Erosion of the riverbank has always been a feature of the River Murray.

In recent times however, increased erosion has been a particular concern in the stretch of river between Albury and Swan Hill, including the narrow section known as the Barmah Choke.

This page explains

Erosion in the River Murray

Erosion of the riverbank is a natural process but in a river like the Murray, over time people have adjusted the natural pattern of flow to meet the needs of industries and towns, which can increase erosion and change the river formation.

A range of factors can influence erosion, including:

  • sending large volumes of irrigation water through the river in summer when flows would be naturally lower and riverbanks drier. Making dry riverbanks wet in summer can cause more erosion than when the banks are already wet in winter
  • the increased popularity of power-boating, which can create a wave action that washes against the riverbank
  • keeping the river at a constant level so that concentrated wave action eats into the riverbank
  • the use of land close to river, which compromises the riverbank due to clearing of vegetation, modification or building on the bank and intensive access by livestock
  • the removal of large snags over time, which causes the river to run faster and in turn cause greater erosion.

Questions you might have

“Why is erosion becoming worse around the Barmah Choke?”

Being a naturally narrow section of river, the Barmah Choke restricts the volume of water that can flow through.
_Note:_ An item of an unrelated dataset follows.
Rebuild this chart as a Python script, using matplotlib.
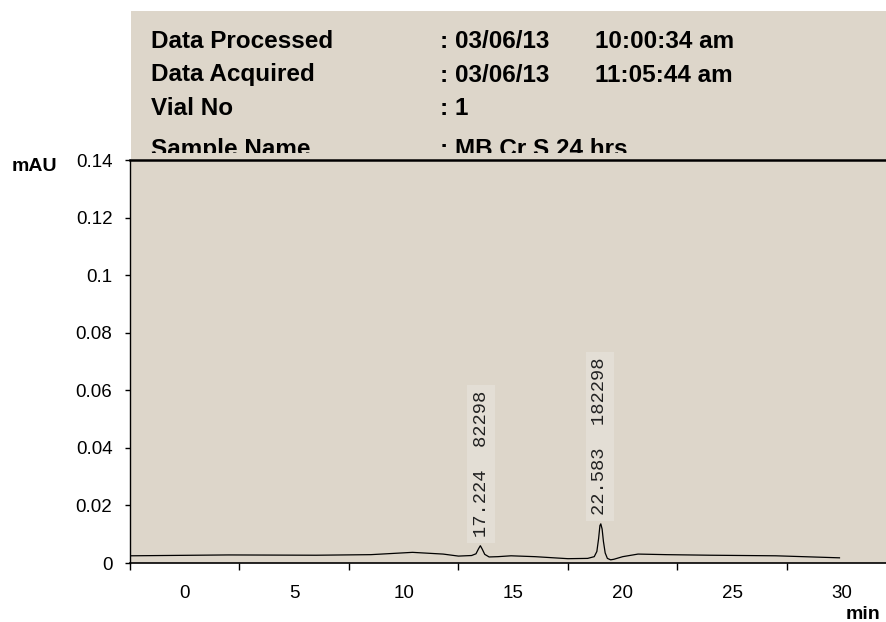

In the past 20 years the capacity of the Barmah Choke channel has further reduced by 20 per cent. This has required river operators to make greater use of other ways to get water through, such as using the Mulwala Canal.

In 2018 the MDBA did a full survey of the reach and found a large amount of sand on the riverbed, which in some cases is 4 metres deep. We are currently examining how it got there.

The sand is not a result of bank erosion, but it does contribute to bank erosion. The sand has made this part of the river shallower, so flows are eroding the riverbanks to make up this space, which means the Barmah Choke is now wider than it used to be.

The reduction in channel capacity due to the sand means the river runs full for longer through summer to get the same volume of water downstream compared with 30 years ago.

“Is the Basin Plan to blame for erosion in the River Murray?”

No. The Basin Plan is designed to restore some of the natural features to the river system, including getting more water up onto floodplains and wetlands in spring to support plants and animals.

Allowing more water to reach the floodplains and wetlands outside the peak irrigation period in summer does not increase erosion.

Despite many changes in the River Murray over the past 20 years, there has been no additional water through the Barmah Choke over the summer period, in part due to the Barmah Choke trade rule.

If anything, the transfer of some irrigation licences to environmental use in winter and spring has resulted in less pressure on the choke.

“How is the MDBA managing erosion in the River Murray?”

The MDBA and Basin state governments are investigating the causes of erosion where it’s greater than usual, and how we might bring it back to more natural rates.

The badly eroded stretch between Hume Dam and Yarrawonga has slowly improved since the late 1990s thanks to lower flows managed through the river and a program to the revive the riverbanks.

The Australian Government and Basin state governments are investing $500,000 to start a new river works program between Yarrawonga and Torrumbarry, which includes the Barmah Choke, building on the successful Hume to Yarrawonga program.

Works may include placement of timber logs, revegetation and fencing, and will focus on high priority sites upstream from the choke where flow is most likely to break out of the riverbanks.

The MDBA continues to investigate the large amount of sand in the choke to understand how fast it is moving and what further impacts on the choke are likely into the future.